Saya Tidak Mau Menjadi Seorang Fanatik Part 1

Saya Tidak Mau Menjadi Seorang Fanatik Part 1
Yakobus 1:19-27, “Tetapi hendaklah kamu menjadi pelaku Firman dan bukan hanya pendengar saja; sebab jika tidak demikian kamu menipu diri sendiri. Sebab jika seorang hanya mendengar Firman saja dan tidak melakukannya, ia adalah seumpama seorang yang sedang mengamat ngamati mukanya yang sebenarnya di depan cermin. Baru saja ia memandang dirinya, ia sudah pergi atau ia segera lupa bagaimana rupanya. Tetapi barangsiapa meneliti hukum yang sempurna, yaitu hukum yang memerdekakan orang, dan ia bertekun di dalamnya, jadi bukan hanya mendengar untuk melupakannya, tetapi sungguh sungguh melakukannya, ia akan berbahagia oleh perbuatannya”.

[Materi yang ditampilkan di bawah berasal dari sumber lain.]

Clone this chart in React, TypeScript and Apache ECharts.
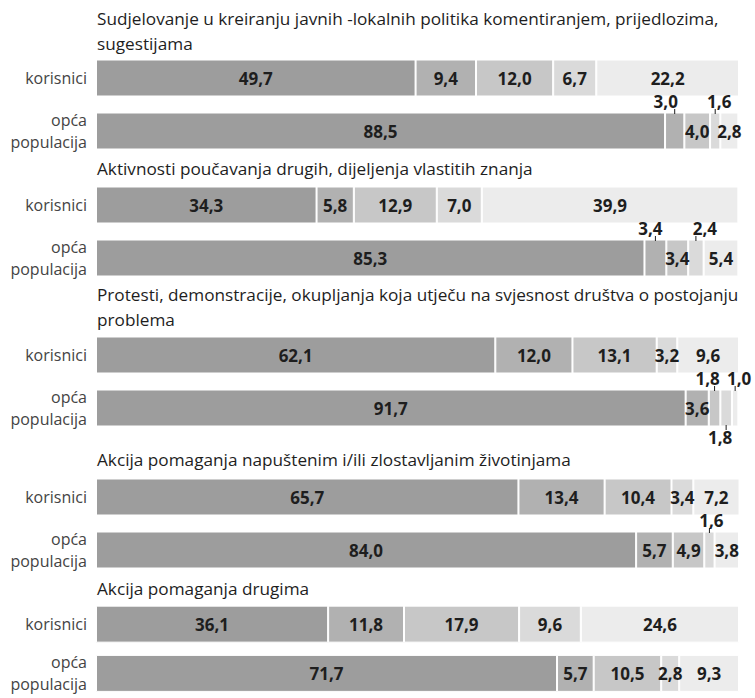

Pernahkah anda berpikir bahwa menjadi fanatic tentang hampir segala sesuatu dapat diterima kecuali agama? Setiap orang menerima orang yang fanatic dalam keluarga. Kata “fans” berasal dari fanatic; jadi seorang yang fanatic terhadap olahraga hanyalah seseorang yang semata mata fanatic bagi timnya. Saya mengenal para pelari yang dapat saya sebut fanatic. Tidak peduli, bagaimana cuacanya, mereka akan pergi ke luar untuk jogging. Motto dinas pos Amerika Serikat adalah sebuah kutipan klasik yang terkenal, “Tak peduli hujan dan salju, maupun hujan es atau batu, atau kegelapan malam, tak akan satu pun yang akan menahan para kurir yang berani tersebut untuk menyelesaikan dengan cepat tugas keliling mereka yang ditetapkan”. Saya kira itu juga berlaku bagi para pelari kenalan saya itu. Alasan inilah yang membuat saya menganggap mereka sebagai orang orang fanatic. Fanatisme jelas bisa diterima dalam hampir semua bidang kehidupan. Namun ketika anda berbicara soal agama, pokok persoalan yang sangat dan paling penting, orang takut pada fanatisme. Mereka tidak segan segan mengotak ngatik, berbagai gagasan religious, tetapi mereka tidak ingin menjadi berkomitmen pada hal hal itu. Mereka berkata, “saya tidak mau menjadi fanatic akan hal itu”.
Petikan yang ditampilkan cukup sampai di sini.